DIRECTIONS FOR THIS TASK :: Write out the material exactly, with the pictures left out.

▶

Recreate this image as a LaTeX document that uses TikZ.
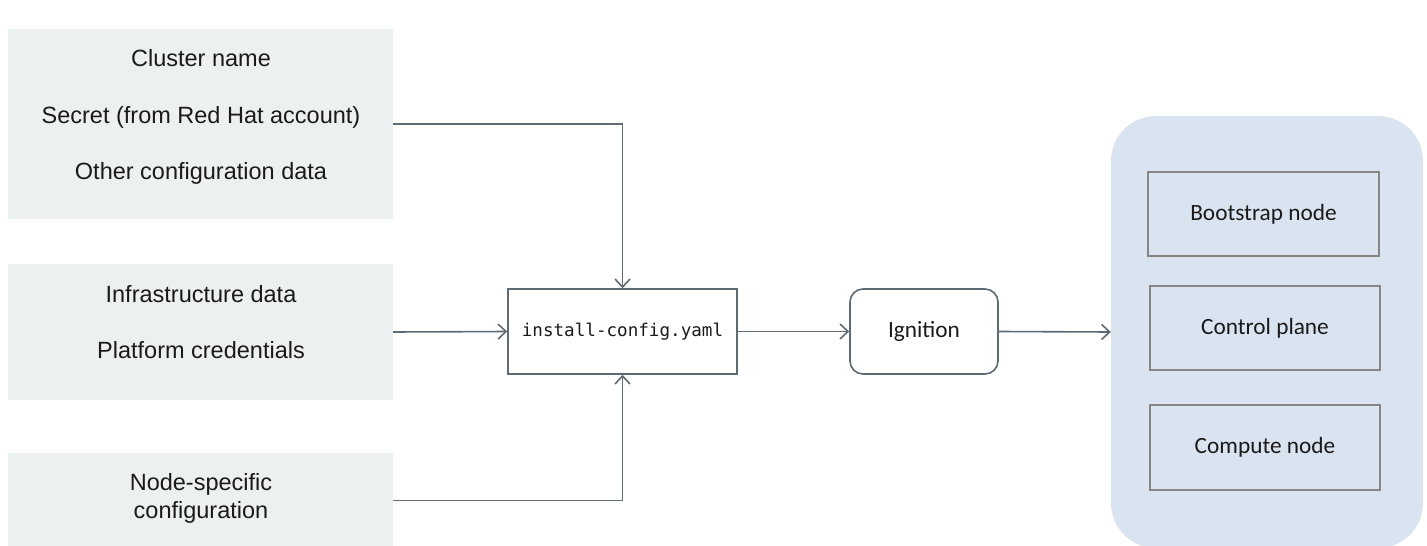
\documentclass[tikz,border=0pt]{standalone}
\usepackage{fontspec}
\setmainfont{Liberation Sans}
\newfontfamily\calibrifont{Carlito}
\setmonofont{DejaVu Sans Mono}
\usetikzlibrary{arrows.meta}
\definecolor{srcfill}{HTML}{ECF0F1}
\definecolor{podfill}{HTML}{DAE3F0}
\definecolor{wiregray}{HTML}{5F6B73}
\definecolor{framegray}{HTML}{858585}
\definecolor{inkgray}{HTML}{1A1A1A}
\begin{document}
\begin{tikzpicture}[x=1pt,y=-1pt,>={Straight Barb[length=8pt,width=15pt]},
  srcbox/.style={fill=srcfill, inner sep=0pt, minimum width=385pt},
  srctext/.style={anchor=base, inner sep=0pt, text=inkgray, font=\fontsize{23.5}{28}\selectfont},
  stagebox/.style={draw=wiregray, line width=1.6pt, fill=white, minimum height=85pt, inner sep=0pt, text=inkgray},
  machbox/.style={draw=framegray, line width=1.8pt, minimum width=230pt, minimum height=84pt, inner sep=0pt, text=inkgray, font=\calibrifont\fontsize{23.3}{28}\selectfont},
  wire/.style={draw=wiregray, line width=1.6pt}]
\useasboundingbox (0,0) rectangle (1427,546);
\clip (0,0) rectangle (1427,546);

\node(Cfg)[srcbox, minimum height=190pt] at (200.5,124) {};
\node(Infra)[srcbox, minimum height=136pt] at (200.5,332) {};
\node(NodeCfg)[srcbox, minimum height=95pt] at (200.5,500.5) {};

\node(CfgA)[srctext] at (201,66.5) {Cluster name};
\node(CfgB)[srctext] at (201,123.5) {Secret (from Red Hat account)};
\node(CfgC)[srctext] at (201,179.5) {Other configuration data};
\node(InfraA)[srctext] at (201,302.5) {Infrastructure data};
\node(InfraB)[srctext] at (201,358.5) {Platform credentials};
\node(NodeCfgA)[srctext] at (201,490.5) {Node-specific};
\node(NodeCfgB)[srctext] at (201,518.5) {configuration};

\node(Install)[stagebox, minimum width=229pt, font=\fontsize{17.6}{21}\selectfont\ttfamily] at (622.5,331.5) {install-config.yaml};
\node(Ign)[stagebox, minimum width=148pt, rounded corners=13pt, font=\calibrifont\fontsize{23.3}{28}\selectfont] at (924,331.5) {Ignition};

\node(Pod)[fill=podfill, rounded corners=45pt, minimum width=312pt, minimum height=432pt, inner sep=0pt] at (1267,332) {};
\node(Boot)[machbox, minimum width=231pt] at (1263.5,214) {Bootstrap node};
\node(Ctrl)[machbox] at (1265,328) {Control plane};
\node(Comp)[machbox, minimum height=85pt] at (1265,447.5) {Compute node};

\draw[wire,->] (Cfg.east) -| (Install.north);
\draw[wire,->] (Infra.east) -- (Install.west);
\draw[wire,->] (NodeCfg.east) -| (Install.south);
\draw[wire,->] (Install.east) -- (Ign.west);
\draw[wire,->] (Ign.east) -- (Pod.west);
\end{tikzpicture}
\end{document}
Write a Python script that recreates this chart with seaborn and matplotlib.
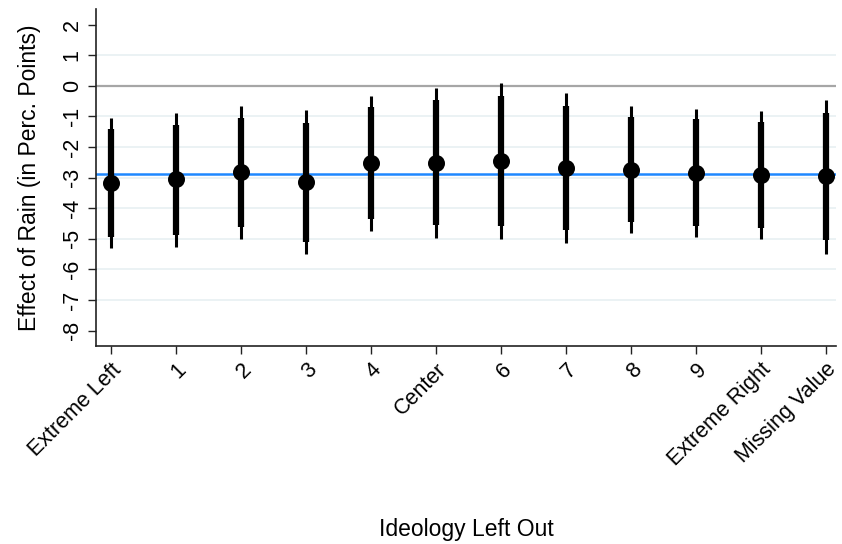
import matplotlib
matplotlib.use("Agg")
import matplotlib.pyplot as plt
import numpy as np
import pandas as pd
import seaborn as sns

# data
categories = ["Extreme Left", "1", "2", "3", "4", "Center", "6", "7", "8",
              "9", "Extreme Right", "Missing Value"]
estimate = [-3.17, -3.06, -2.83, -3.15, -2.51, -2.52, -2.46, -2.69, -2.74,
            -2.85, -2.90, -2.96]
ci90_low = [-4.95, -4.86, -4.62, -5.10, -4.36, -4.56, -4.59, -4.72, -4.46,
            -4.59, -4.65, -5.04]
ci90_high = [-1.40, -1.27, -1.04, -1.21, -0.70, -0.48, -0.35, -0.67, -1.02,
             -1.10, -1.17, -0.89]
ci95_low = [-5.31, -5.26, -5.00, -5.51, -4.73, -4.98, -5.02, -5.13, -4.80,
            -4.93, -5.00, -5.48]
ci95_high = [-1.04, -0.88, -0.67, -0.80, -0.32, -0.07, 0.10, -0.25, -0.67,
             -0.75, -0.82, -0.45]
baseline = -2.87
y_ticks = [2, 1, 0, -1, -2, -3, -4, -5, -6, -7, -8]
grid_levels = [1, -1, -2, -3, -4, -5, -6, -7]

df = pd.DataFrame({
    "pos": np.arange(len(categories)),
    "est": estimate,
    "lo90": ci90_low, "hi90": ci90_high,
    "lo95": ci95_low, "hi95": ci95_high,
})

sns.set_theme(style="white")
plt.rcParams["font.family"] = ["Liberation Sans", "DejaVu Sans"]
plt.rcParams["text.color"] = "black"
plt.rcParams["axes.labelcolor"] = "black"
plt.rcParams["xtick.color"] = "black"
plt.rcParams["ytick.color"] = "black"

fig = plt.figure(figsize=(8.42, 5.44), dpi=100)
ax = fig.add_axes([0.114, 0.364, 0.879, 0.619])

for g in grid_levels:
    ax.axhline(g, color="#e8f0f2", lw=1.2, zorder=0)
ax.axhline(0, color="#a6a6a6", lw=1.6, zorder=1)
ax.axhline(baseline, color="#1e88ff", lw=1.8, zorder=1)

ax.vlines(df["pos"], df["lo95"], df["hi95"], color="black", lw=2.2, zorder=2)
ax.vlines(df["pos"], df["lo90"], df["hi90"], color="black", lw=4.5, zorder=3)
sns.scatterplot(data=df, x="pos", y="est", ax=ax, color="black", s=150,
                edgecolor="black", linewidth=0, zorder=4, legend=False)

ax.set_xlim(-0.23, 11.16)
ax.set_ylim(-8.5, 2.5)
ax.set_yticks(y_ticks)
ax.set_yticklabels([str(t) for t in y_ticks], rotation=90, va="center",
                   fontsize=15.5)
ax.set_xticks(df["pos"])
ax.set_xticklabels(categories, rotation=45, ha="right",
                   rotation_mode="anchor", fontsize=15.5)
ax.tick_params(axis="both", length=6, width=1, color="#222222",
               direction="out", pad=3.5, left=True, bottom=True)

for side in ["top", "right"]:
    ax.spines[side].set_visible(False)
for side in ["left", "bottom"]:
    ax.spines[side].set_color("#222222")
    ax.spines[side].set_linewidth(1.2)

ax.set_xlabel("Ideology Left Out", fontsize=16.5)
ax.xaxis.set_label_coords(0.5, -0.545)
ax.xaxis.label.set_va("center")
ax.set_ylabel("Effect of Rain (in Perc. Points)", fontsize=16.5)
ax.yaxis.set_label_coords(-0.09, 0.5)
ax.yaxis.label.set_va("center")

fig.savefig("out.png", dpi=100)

◀

RESULT ::
Recreate this image as a LaTeX document that uses TikZ.
\documentclass[tikz,border=0pt]{standalone}
\usepackage{fontspec}
\setmainfont{Liberation Sans}
\newfontfamily\calibrifont{Carlito}
\setmonofont{DejaVu Sans Mono}
\usetikzlibrary{arrows.meta}
\definecolor{srcfill}{HTML}{ECF0F1}
\definecolor{podfill}{HTML}{DAE3F0}
\definecolor{wiregray}{HTML}{5F6B73}
\definecolor{framegray}{HTML}{858585}
\definecolor{inkgray}{HTML}{1A1A1A}
\begin{document}
\begin{tikzpicture}[x=1pt,y=-1pt,>={Straight Barb[length=8pt,width=15pt]},
  srcbox/.style={fill=srcfill, inner sep=0pt, minimum width=385pt},
  srctext/.style={anchor=base, inner sep=0pt, text=inkgray, font=\fontsize{23.5}{28}\selectfont},
  stagebox/.style={draw=wiregray, line width=1.6pt, fill=white, minimum height=85pt, inner sep=0pt, text=inkgray},
  machbox/.style={draw=framegray, line width=1.8pt, minimum width=230pt, minimum height=84pt, inner sep=0pt, text=inkgray, font=\calibrifont\fontsize{23.3}{28}\selectfont},
  wire/.style={draw=wiregray, line width=1.6pt}]
\useasboundingbox (0,0) rectangle (1427,546);
\clip (0,0) rectangle (1427,546);

\node(Cfg)[srcbox, minimum height=190pt] at (200.5,124) {};
\node(Infra)[srcbox, minimum height=136pt] at (200.5,332) {};
\node(NodeCfg)[srcbox, minimum height=95pt] at (200.5,500.5) {};

\node(CfgA)[srctext] at (201,66.5) {Cluster name};
\node(CfgB)[srctext] at (201,123.5) {Secret (from Red Hat account)};
\node(CfgC)[srctext] at (201,179.5) {Other configuration data};
\node(InfraA)[srctext] at (201,302.5) {Infrastructure data};
\node(InfraB)[srctext] at (201,358.5) {Platform credentials};
\node(NodeCfgA)[srctext] at (201,490.5) {Node-specific};
\node(NodeCfgB)[srctext] at (201,518.5) {configuration};

\node(Install)[stagebox, minimum width=229pt, font=\fontsize{17.6}{21}\selectfont\ttfamily] at (622.5,331.5) {install-config.yaml};
\node(Ign)[stagebox, minimum width=148pt, rounded corners=13pt, font=\calibrifont\fontsize{23.3}{28}\selectfont] at (924,331.5) {Ignition};

\node(Pod)[fill=podfill, rounded corners=45pt, minimum width=312pt, minimum height=432pt, inner sep=0pt] at (1267,332) {};
\node(Boot)[machbox, minimum width=231pt] at (1263.5,214) {Bootstrap node};
\node(Ctrl)[machbox] at (1265,328) {Control plane};
\node(Comp)[machbox, minimum height=85pt] at (1265,447.5) {Compute node};

\draw[wire,->] (Cfg.east) -| (Install.north);
\draw[wire,->] (Infra.east) -- (Install.west);
\draw[wire,->] (NodeCfg.east) -| (Install.south);
\draw[wire,->] (Install.east) -- (Ign.west);
\draw[wire,->] (Ign.east) -- (Pod.west);
\end{tikzpicture}
\end{document}
Write a Python script that recreates this chart with seaborn and matplotlib.
import matplotlib
matplotlib.use("Agg")
import matplotlib.pyplot as plt
import numpy as np
import pandas as pd
import seaborn as sns

# data
categories = ["Extreme Left", "1", "2", "3", "4", "Center", "6", "7", "8",
              "9", "Extreme Right", "Missing Value"]
estimate = [-3.17, -3.06, -2.83, -3.15, -2.51, -2.52, -2.46, -2.69, -2.74,
            -2.85, -2.90, -2.96]
ci90_low = [-4.95, -4.86, -4.62, -5.10, -4.36, -4.56, -4.59, -4.72, -4.46,
            -4.59, -4.65, -5.04]
ci90_high = [-1.40, -1.27, -1.04, -1.21, -0.70, -0.48, -0.35, -0.67, -1.02,
             -1.10, -1.17, -0.89]
ci95_low = [-5.31, -5.26, -5.00, -5.51, -4.73, -4.98, -5.02, -5.13, -4.80,
            -4.93, -5.00, -5.48]
ci95_high = [-1.04, -0.88, -0.67, -0.80, -0.32, -0.07, 0.10, -0.25, -0.67,
             -0.75, -0.82, -0.45]
baseline = -2.87
y_ticks = [2, 1, 0, -1, -2, -3, -4, -5, -6, -7, -8]
grid_levels = [1, -1, -2, -3, -4, -5, -6, -7]

df = pd.DataFrame({
    "pos": np.arange(len(categories)),
    "est": estimate,
    "lo90": ci90_low, "hi90": ci90_high,
    "lo95": ci95_low, "hi95": ci95_high,
})

sns.set_theme(style="white")
plt.rcParams["font.family"] = ["Liberation Sans", "DejaVu Sans"]
plt.rcParams["text.color"] = "black"
plt.rcParams["axes.labelcolor"] = "black"
plt.rcParams["xtick.color"] = "black"
plt.rcParams["ytick.color"] = "black"

fig = plt.figure(figsize=(8.42, 5.44), dpi=100)
ax = fig.add_axes([0.114, 0.364, 0.879, 0.619])

for g in grid_levels:
    ax.axhline(g, color="#e8f0f2", lw=1.2, zorder=0)
ax.axhline(0, color="#a6a6a6", lw=1.6, zorder=1)
ax.axhline(baseline, color="#1e88ff", lw=1.8, zorder=1)

ax.vlines(df["pos"], df["lo95"], df["hi95"], color="black", lw=2.2, zorder=2)
ax.vlines(df["pos"], df["lo90"], df["hi90"], color="black", lw=4.5, zorder=3)
sns.scatterplot(data=df, x="pos", y="est", ax=ax, color="black", s=150,
                edgecolor="black", linewidth=0, zorder=4, legend=False)

ax.set_xlim(-0.23, 11.16)
ax.set_ylim(-8.5, 2.5)
ax.set_yticks(y_ticks)
ax.set_yticklabels([str(t) for t in y_ticks], rotation=90, va="center",
                   fontsize=15.5)
ax.set_xticks(df["pos"])
ax.set_xticklabels(categories, rotation=45, ha="right",
                   rotation_mode="anchor", fontsize=15.5)
ax.tick_params(axis="both", length=6, width=1, color="#222222",
               direction="out", pad=3.5, left=True, bottom=True)

for side in ["top", "right"]:
    ax.spines[side].set_visible(False)
for side in ["left", "bottom"]:
    ax.spines[side].set_color("#222222")
    ax.spines[side].set_linewidth(1.2)

ax.set_xlabel("Ideology Left Out", fontsize=16.5)
ax.xaxis.set_label_coords(0.5, -0.545)
ax.xaxis.label.set_va("center")
ax.set_ylabel("Effect of Rain (in Perc. Points)", fontsize=16.5)
ax.yaxis.set_label_coords(-0.09, 0.5)
ax.yaxis.label.set_va("center")

fig.savefig("out.png", dpi=100)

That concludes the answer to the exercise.